What intrigues us about the agricultural side to this story is that a capital outlay today (with some love along the way) can grow and produce more tomorrow. Put another way, when a tire manufacturer builds a new production line - water, fertilizer, care and maintenance aren’t enough to boost production 30%+ a few years out.
Almond trees have an average lifespan of roughly 25 years which in our estimation matches up well with Select Harvests’ orchard profile. Select Harvests appears well positioned for many years to come with 80% of their trees in a mature phase (meaning they are generating cash).
By now you’ve likely got a question tingling between your ears, “Australia? Almonds? What about water?” Fair enough, and here is where it gets exciting as the water situation for Select Harvests is, in no uncertain terms, strong. With orchards securing their water foremost from the Murray River (Australia’s longest at 2,508km or 1,558 miles) and the Murray-Darling Basin, Select Harvests has a distinct advantage over their California peers.
Water and geographic diversity aren’t the only aspects that stick out; as Australia is in the Southern Hemisphere as growing season doesn’t match up with California. This can translate to a supply and demand dynamic whereby Australian almonds receive a premium due to the Indian festive season; India is a large importer of almonds, estimated at 95,000MT in 2017. Another example, should Australia stay out of the U.S.-China trade spat, there might be a near-term boost as Chinese tariffs on California almonds (and other nuts) would skew prices dramatically.
This favorable footprint has not gone unnoticed and big money (e.g. pension funds) have moved into the space, which is an opportunity. As counterintuitive as that may seem, we need to circle back to one key aspect of this story – agriculture.
Mother nature can be brutal, so when big money comes in willing to take on the agricultural risk, looking for entities to partner up with for the horticulture, processing, etc. there is opportunity. Near-term, these entities have a direct need for talent, expertise, and the tools/facilities of the trade. Longer-term, they will at some point be looking to exit, which could provide for an attractive set of orchards coming up for sale – hopefully at the same time and leading to competitive pricing.
We’ve owned Select Harvests in your portfolios twice over the last few years, most recently building up a position after visiting its orchards and processing facilities in early 2017. We have a high level of confidence in management and the board and wanted to point out that in all our interactions Environmental, Social, and Governance have been topics at the top of the agenda.
Select Harvests doesn’t take business risk lightly and is actively working to stay on a solid footing. Throughout the employment stack it is aligning compensation with companywide goals from safety to efficiency.

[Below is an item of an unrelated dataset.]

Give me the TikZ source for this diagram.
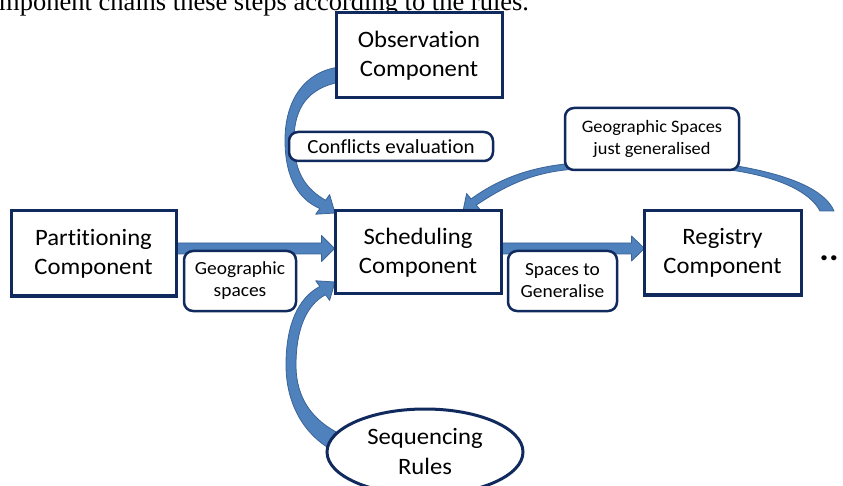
\documentclass[tikz,border=0pt]{standalone}
\usepackage{fontspec}
\setmainfont{Carlito}[FakeStretch=1.05, Ligatures=NoCommon]
\newfontfamily\timesfont{Liberation Serif}
\usetikzlibrary{shapes.geometric,calc}
\pgfdeclarelayer{bg}
\pgfsetlayers{bg,main}
\definecolor{navy}{HTML}{112A5E}
\definecolor{arrfill}{HTML}{4F81BD}
\definecolor{arredge}{HTML}{3A6397}
\tikzset{
  compbox/.style={draw=navy, line width=3pt, fill=white, inner sep=0pt, align=center,
    font=\fontsize{23.5}{29}\selectfont},
  labelbox/.style={draw=navy, line width=2.5pt, fill=white, rounded corners=9pt,
    inner sep=0pt, align=center},
  blockarrow/.style={fill=arrfill, draw=arredge, line width=0.8pt, line join=round},
}
\begin{document}
\begin{tikzpicture}[x=1pt,y=-1pt]
\useasboundingbox (0,0) rectangle (843,486);

\node[font=\timesfont\fontsize{26.5}{30}\selectfont, anchor=base west, inner sep=0pt]
  (caption) at (-1,11) {mponent chains these steps according to the rules.};

\node[compbox, minimum width=166pt, minimum height=85pt] (obs) at (419,55.5) {Observation\\Component};
\node[compbox, minimum width=166pt, minimum height=83pt] (sched) at (418,252.5) {Scheduling\\Component};
\node[compbox, minimum width=165pt, minimum height=85pt] (part) at (93.5,253.5) {Partitioning\\Component};
\node[compbox, minimum width=157pt, minimum height=84pt] (reg) at (722.5,253) {Registry\\Component};

\node[labelbox, minimum width=204pt, minimum height=29pt, font=\fontsize{20}{24}\selectfont]
  (conf) at (391,146.5) {Conflicts evaluation};
\node[labelbox, minimum width=174pt, minimum height=62pt, font=\fontsize{17.5}{22}\selectfont]
  (gsjg) at (652,139) {Geographic Spaces\\just generalised};
\node[labelbox, minimum width=112pt, minimum height=60pt, font=\fontsize{18.5}{22}\selectfont]
  (gs) at (240,281) {Geographic\\spaces};
\node[labelbox, minimum width=109pt, minimum height=60pt, font=\fontsize{18.5}{22}\selectfont]
  (stg) at (562.5,281) {Spaces to\\Generalise};

\node[draw=navy, line width=3pt, fill=white, ellipse, inner sep=0pt, minimum width=196pt,
  minimum height=86pt, align=center, font=\fontsize{23.5}{30}\selectfont]
  (seq) at (425,452) {Sequencing\\Rules};

\node[font=\bfseries\fontsize{34}{36}\selectfont, anchor=base, inner sep=0pt] (dots) at (829,261) {..};

\begin{pgfonlayer}{bg}
% Partitioning -> Scheduling
\draw[blockarrow] ($(part.east)+(-3,-10.5)$) -- ($(sched.west)+(-12,-9.5)$)
  -- ($(sched.west)+(-12,-17)$) -- ($(sched.west)+(1,-4)$) -- ($(sched.west)+(-12,9)$)
  -- ($(sched.west)+(-12,1.5)$) -- ($(part.east)+(-3,0.5)$) -- cycle;
% Scheduling -> Registry
\draw[blockarrow] ($(sched.east)+(-3,-9.5)$) -- ($(reg.west)+(-11,-10)$)
  -- ($(reg.west)+(-11,-17)$) -- ($(reg.west)+(2,-4.5)$) -- ($(reg.west)+(-11,8)$)
  -- ($(reg.west)+(-11,1)$) -- ($(sched.east)+(-3,1.5)$) -- cycle;
% Observation -> Scheduling
\draw[blockarrow] (335,213) -- (315.8,214.2) -- (319.8,208.5)
  .. controls (300,200) and (285,180) .. (285,140)
  .. controls (285,100) and (305,71) .. (340,67) -- (340,82)
  .. controls (308,88) and (294,108) .. (294,140)
  .. controls (294,175) and (308,190) .. (325.6,200.3) -- (329.6,194.6) -- cycle;
% Sequencing Rules -> Scheduling
\draw[blockarrow] (335,282) -- (315.8,280.8) -- (319.8,286.5)
  .. controls (298,298) and (286,325) .. (286,365)
  .. controls (286,405) and (305,435) .. (332,450) -- (340,434)
  .. controls (314,421) and (296,400) .. (296,365)
  .. controls (296,330) and (306,305) .. (325.6,294.7) -- (329.6,300.4) -- cycle;
% Registry side -> Scheduling (geographic spaces just generalised)
\draw[blockarrow] (463,211) -- (466.6,193.6) -- (471.1,198.9)
  .. controls (500,178) and (530,168) .. (565,164)
  .. controls (620,158) and (690,158) .. (737,166)
  .. controls (790,175) and (825,190) .. (834,211) -- (820,211)
  .. controls (810,192) and (780,178) .. (737,171)
  .. controls (690,164) and (620,164) .. (565,170)
  .. controls (530,174) and (505,186) .. (476.3,205.1) -- (480.8,210.4) -- cycle;
\end{pgfonlayer}
\end{tikzpicture}
\end{document}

Currently there are two important projects nearing completion: an additional processing and packaging facility and a biomass boiler. While running behind schedule both are coming fully online this year and will add economic value to the Select Harvest story.
The “Hull to Energy” project is particularly interesting as you probably remember headlines about high energy prices and electricity woes in South Australia. Select Harvests plans to put all those almond hulls/shells to good use, i.e. powering the new processing plant. This new processing plant has capacity beyond their orchard production and Select Harvests is in a good position to consolidate the needs of the industry. Interestingly, they’ve got what might be the largest earthworm farm in Australia as the processing waste/water from the facility ultimately helps to produce fertilizer for the orchards.
Select Harvests has strong brands in the value-added segment (e.g. bagged nuts, muesli, etc.) where they processed more than 10,000MT in 2017. By our math, investors have been giving a null to negative value for this part of the business. Turnaround in this segment will add some robustness to their business model.
Select Harvests should be able to increase production and exact efficiencies on top of what is already a cost advantage over their California counterparts; this is in addition to a strong secular tailwind for almonds.
Ultimately, agriculture is at its core, so we’ve employed a more rigorous model, one where we attempt to better define what base, bullish, and bearish scenarios might look like. We then require sufficient upside from a, probability adjusted, blend of these three scenarios.
We see great opportunity and value in Select Harvests but as always will stay engaged with management, on top of its project development, and aware of requisite global trends.